O cheiro é de pólvora
E eu prefiro rosas
E eu que, e eu que
Sempre quis com um lugar,
Gramado e limpo, assim, verde como o mar
Cercas brancas, uma seringueira com balança
Disbicando pipa, cercado de criança

é interessante pensar q se a vida é uma sobrevivência no inferno, um tipo de purgatório, um constante processo de “não vida" (FANON, 2008), em vida loka mano brown expressa a sua ideia de céu, de descanso.

o que o homem negro busca é descanso.

em entrevista ao Le Monde intitulada “mano brown, um sobrevivente do inferno", Pedro Paulo expressa sua nova perspectiva enquanto um pós morto, ou melhor, um sobrevivente desse mundo sem vida. um homem negro vivo.

eu vejo muitos negros falando de muitas coisas. na verdade, os negros querem falar de outras coisas. esse é o ponto.

na entrevista vemos um Brown diferente do costumeiro.

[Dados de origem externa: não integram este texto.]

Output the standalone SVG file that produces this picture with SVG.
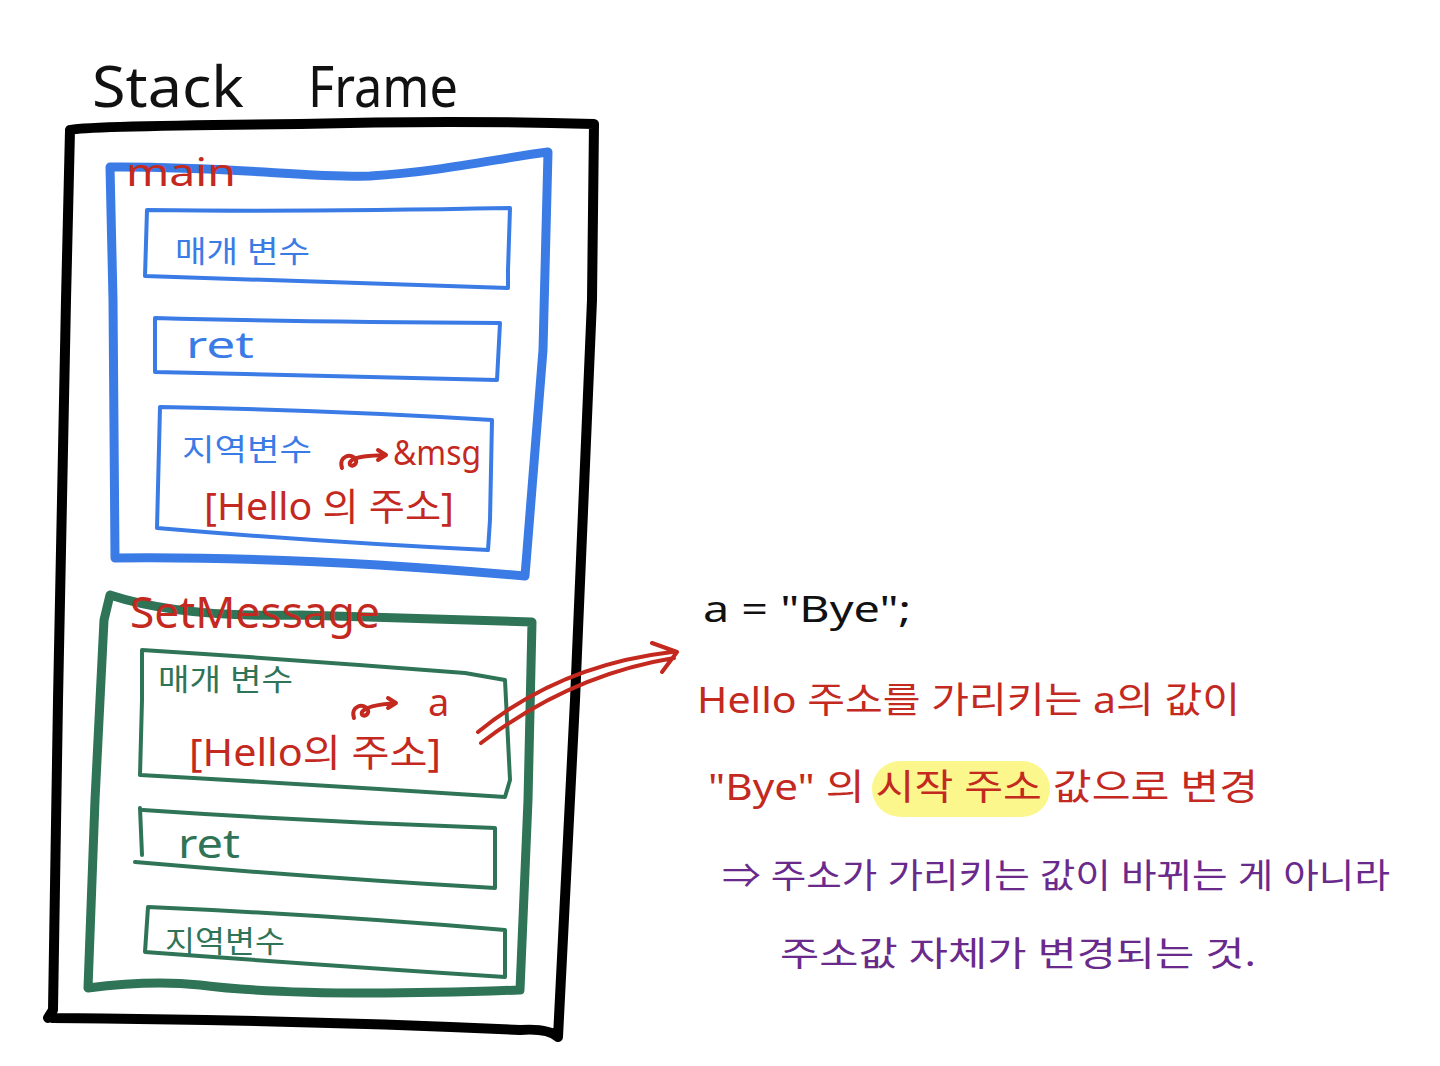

Brown ri, fala de amor, de futuro, renega inclusive o estigma de ter q falar sobre as mesmas coisas como violência, sofrimento e luta racial. segundo brown, falar de amor tem tanta importância quanto essas outras coisas.

https://youtu.be/U_OsF4y4zuY

Boogie Naipe, o descanso

O Pedro Paulo sempre sonhou com tocar com banda, mas foi o Brown que concretizou

https://youtu.be/Ejp7BF7du1c

em apresentação da boogie naipe no programa manos e minas mano brown parece feliz. mano brown sorri, dança, brinca… brown parece em paz e diz q está realizando um sonho.

fica óbvio q a boogie naipe é não só uma big band de funk e soul pra dançar e falar de amor mas também é claramente uma referência temporal da música negra.

brown q em várias músicas do racionais demonstrou seu apreço por Tim Maia e Marvin Gaye aparece agora como vocalista de uma banda q contém vários dos elementos sonoros característicos dos seus ídolos.

é como se após sobreviver ao inferno, brown agora pudesse dançar. o sonho do menino preto Pedro Paulo agora se faz real com luz, alegria leveza e dança.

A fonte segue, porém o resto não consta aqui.